There is no question that dismissal of the charges and specifications is an unsatisfactory and disquieting result in this case. An officer charged with serious offenses reflecting moral depravity will not stand trial on these accusations. This is a heavy price for society to pay because certain procedural rules were not observed with sufficient care. Based on our reading of the record, the Government representatives proceeded in a good faith fashion in their attempt not only to perfect the case but to insure that Captain Body was afforded pretrial due process. They were embarked upon a collision course with the 120 day rule. Ironically, the Cook opinion, which might have forewarned them, was not issued until 24 October 1988, a date by which certain key scheduling decisions had already been made.

R.C.M. 707, as interpreted by appellate military courts, has, unfortunately, robbed our trial practice of a certain refined quality. The Army Court of Military Review has addressed this development and cautioned counsel in that service to rely on formal scheduling practices instead of “gentlemanly scheduling” of Article 32 hearings and trial dates, which some practitioners may heretofore have regarded as a revered tradition. United States v. McCallister, 24 M.J. 881, 889 (A.C.M.R.1987), aff'd on related grounds, 27 M.J. 138 (1988) (ordinary leave of defense counsel at a critical juncture does not, by itself, constitute an allowable delay). This is where current case law has brought us. It may not be where we should be. However, we do not see any major changes on the near horizon. When judicial guidance is displayed in capitals and underscored,3 we can be certain that R.C.M. 707, tightly construed, will be fully enforced.

Having found that the military judge’s findings were supported by the evidence of record and were not clearly erroneous, we affirm her findings and the ruling based thereon and deny the Government’s appeal.

Senior Judge KASTL concurs.

. The military judge declined to find a defense delay, saying, "At no time was there a formal request for delay from the defense or any official action on such request.” See R.C.M. 707(c)(3).

. The military judge declined to allocate any of the deposition scheduling delays to the defense. She stated, "The record contains no specific or express request for delay by the defense after 16 August 88. Any delays that the government thought were being requested were implied or inferred.” The military judge did not address the specific issue of whether a period of delay might have been authorized in accordance with R.C.M. 707(c)(5)(A).

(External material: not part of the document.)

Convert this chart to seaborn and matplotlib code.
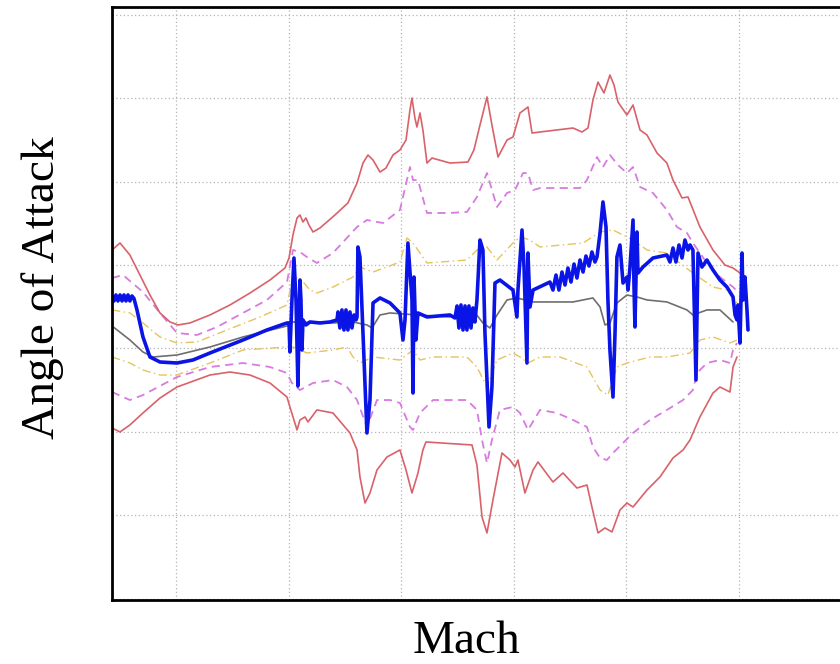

. "ON DAY NUMBER 1, EVERYONE ASSOCIATED WITH A CASE SHOULD KNOW WHAT DAY WILL BE NUMBER 120. ” United States v. Car-lisle, 25 M.J. at 428.






Concurrence Opinion

Judge BLOMMERS

(concurring in the result):

In regard to the principal period of time here in question (31 August 1988 to 18 January 1989), I believe this is a proper case for the application of R.C.M. 707(c)(3). It states that exclusions from the 120-day rule include: “Any period of delay resulting from a delay in a proceeding or a continuance in the court-martial granted at the request or with the consent of the defense.” (Emphasis added.) It would appear that taking depositions of key witnesses was beneficial to both parties in this case. They were requested by the defense, *881and the Government acquiesced. How unfortunate. And, it need not have done so. Article 49(c)(2), UCMJ, 10 U.S.C. § 849(c)(2); R.C.M. 405(g)(1)(A); Mil.R. Evid. 804(a)(5). It is interesting to note that at the Article 39(a) session called to hear motions, the defense indicated on the record that it was not prepared to proceed to trial on the merits.

I can not disagree with Senior Judge Lewis’ assessment of military case law. As I see it, the highlighted portion of Rule 707(c)(3) has been judicially legislated out of existence. I have one concern with the apparent per se rule we presently have; it may lead to prosecutorial gamesmanship regarding when charges are preferred. That undermines the spirit of our rules. See MCM, Part I, paragraph 3 (1984); R.C. M. 102; Mil.R.Evid. 102. I hope my concern proves to be unfounded.